KLAUS – Preview
La Cosa Entertainment
Previewed on: PS4
Also on: PS Vita, PC
The one thing I cannot stress enough about PlayStation Experience was the availability of fun around every corner. With such a buffet of mold-shattering concepts available at my fingertips, I wondered which of them would capture my heart like Axiom Verge or Helldivers did at PSX last year. Well, it wasn’t but 30 minutes into my preliminary tour when I came across KLAUS. The La Cosa team, represented by Victor Velasco and Aleksandar Cuk—two of a humble seven total employees—gave me the run-down, and they unknowingly sold me once I heard the premise: A 2D existential puzzle-platformer featuring a tattooed amnesiac and an unintrusive narrative? That sentence almost defines my entire life, so my interest was manifestly piqued. “Concept’s great and everything,” I said to myself, “but how does it play?”
The short answer is that KLAUS is rewarding and fun! Identity strongly ties into the narrative, which makes sense for something inspired by Russian existentialism. The eponymous captive awakens alone with no bearings on his surroundings nor his own identity except for an ominous word tattooed into his arm. The introductory levels were standard instructional exercises, but text popped up reacting to both the environment and the very act of me as a player controlling Klaus. Much like any puzzle-platformer, well-timed jumps and a logical head are the foundation to progression here. I stop at every word that comes up as though I’m weighed down by the heavy story touching on mature topics like determinism and despair. I’ll play any platformer simply to appease my predilection for the mechanics, but I was pleasantly surprised at the subject matter’s authenticity. In my experience, a majority of people check out the moment you start discussing Dostoevsky and his relevance to the modern working class, but here I am playing in this fragmented world with a shirt-and-tied misanthrope and loving every minute of it. Eventually you meet K1, a hulking mute with an uncanny resemblance to Klaus. From there, the puzzles and platforms torque up the difficulty a bit—much to my masochistic delight.

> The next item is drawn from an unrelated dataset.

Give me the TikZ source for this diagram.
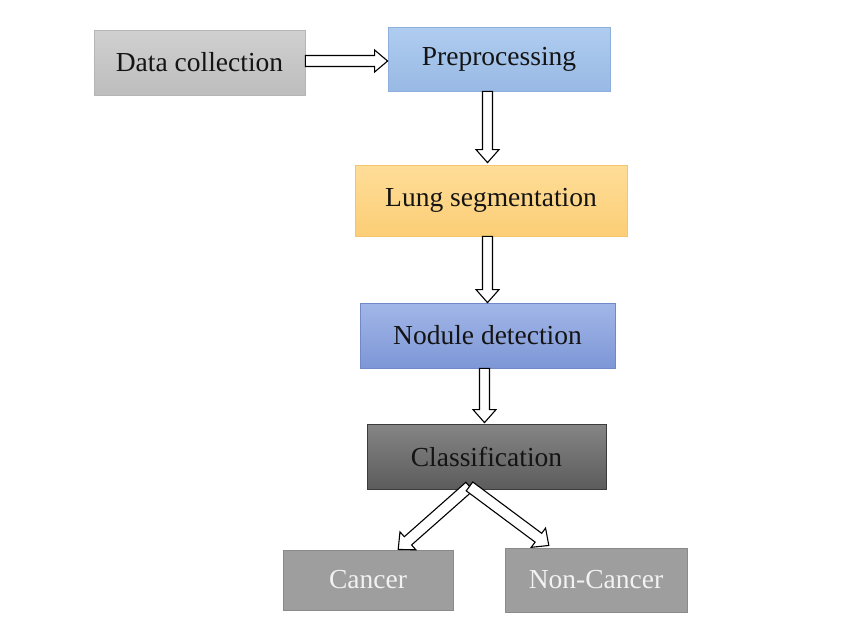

I’m so excited to play KLAUS game next month. Victor and Aleksandar say that we should expect the game sometime in late January, though an early February release isn’t off the table. The first game I ever played was Mega Man 2, and I don’t even want to think about the kind of person I would be today if the “Blue Bomber” was as conflicted with the very nature of his existence as Klaus. One can dream though, right?